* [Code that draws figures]
········
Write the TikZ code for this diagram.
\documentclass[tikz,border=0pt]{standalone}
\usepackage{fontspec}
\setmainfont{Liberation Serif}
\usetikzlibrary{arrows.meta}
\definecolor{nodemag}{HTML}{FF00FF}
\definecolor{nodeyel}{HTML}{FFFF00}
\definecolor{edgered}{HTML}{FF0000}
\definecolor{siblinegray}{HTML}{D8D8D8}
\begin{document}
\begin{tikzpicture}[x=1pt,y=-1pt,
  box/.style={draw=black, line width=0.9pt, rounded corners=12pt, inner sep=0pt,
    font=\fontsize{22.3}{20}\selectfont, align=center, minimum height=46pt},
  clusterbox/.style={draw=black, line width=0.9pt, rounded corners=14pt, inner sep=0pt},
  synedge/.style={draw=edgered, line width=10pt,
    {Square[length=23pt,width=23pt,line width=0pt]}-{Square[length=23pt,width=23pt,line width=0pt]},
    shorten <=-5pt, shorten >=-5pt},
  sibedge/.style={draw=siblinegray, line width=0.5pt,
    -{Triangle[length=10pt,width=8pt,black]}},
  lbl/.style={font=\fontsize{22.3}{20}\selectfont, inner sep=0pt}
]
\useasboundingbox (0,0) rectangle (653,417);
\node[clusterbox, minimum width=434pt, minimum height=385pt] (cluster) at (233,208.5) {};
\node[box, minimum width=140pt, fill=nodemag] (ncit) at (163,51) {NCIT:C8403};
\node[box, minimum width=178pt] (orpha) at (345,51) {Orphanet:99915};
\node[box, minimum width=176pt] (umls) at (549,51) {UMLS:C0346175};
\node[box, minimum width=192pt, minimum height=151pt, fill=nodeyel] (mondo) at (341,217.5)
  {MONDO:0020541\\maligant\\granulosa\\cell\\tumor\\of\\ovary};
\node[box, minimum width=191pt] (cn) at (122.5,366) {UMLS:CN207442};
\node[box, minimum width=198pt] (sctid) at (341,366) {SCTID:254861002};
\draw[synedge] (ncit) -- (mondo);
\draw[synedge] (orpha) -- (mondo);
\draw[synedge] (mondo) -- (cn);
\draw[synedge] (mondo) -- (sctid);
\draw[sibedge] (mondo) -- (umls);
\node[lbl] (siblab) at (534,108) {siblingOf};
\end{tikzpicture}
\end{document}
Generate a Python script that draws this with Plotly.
········
* [EXERCISE TASK]
Go through the records and print each one exactly.

* [SOLUTION TO THIS EXERCISE]
Write the TikZ code for this diagram.
\documentclass[tikz,border=0pt]{standalone}
\usepackage{fontspec}
\setmainfont{Liberation Serif}
\usetikzlibrary{arrows.meta}
\definecolor{nodemag}{HTML}{FF00FF}
\definecolor{nodeyel}{HTML}{FFFF00}
\definecolor{edgered}{HTML}{FF0000}
\definecolor{siblinegray}{HTML}{D8D8D8}
\begin{document}
\begin{tikzpicture}[x=1pt,y=-1pt,
  box/.style={draw=black, line width=0.9pt, rounded corners=12pt, inner sep=0pt,
    font=\fontsize{22.3}{20}\selectfont, align=center, minimum height=46pt},
  clusterbox/.style={draw=black, line width=0.9pt, rounded corners=14pt, inner sep=0pt},
  synedge/.style={draw=edgered, line width=10pt,
    {Square[length=23pt,width=23pt,line width=0pt]}-{Square[length=23pt,width=23pt,line width=0pt]},
    shorten <=-5pt, shorten >=-5pt},
  sibedge/.style={draw=siblinegray, line width=0.5pt,
    -{Triangle[length=10pt,width=8pt,black]}},
  lbl/.style={font=\fontsize{22.3}{20}\selectfont, inner sep=0pt}
]
\useasboundingbox (0,0) rectangle (653,417);
\node[clusterbox, minimum width=434pt, minimum height=385pt] (cluster) at (233,208.5) {};
\node[box, minimum width=140pt, fill=nodemag] (ncit) at (163,51) {NCIT:C8403};
\node[box, minimum width=178pt] (orpha) at (345,51) {Orphanet:99915};
\node[box, minimum width=176pt] (umls) at (549,51) {UMLS:C0346175};
\node[box, minimum width=192pt, minimum height=151pt, fill=nodeyel] (mondo) at (341,217.5)
  {MONDO:0020541\\maligant\\granulosa\\cell\\tumor\\of\\ovary};
\node[box, minimum width=191pt] (cn) at (122.5,366) {UMLS:CN207442};
\node[box, minimum width=198pt] (sctid) at (341,366) {SCTID:254861002};
\draw[synedge] (ncit) -- (mondo);
\draw[synedge] (orpha) -- (mondo);
\draw[synedge] (mondo) -- (cn);
\draw[synedge] (mondo) -- (sctid);
\draw[sibedge] (mondo) -- (umls);
\node[lbl] (siblab) at (534,108) {siblingOf};
\end{tikzpicture}
\end{document}
Generate a Python script that draws this with Plotly.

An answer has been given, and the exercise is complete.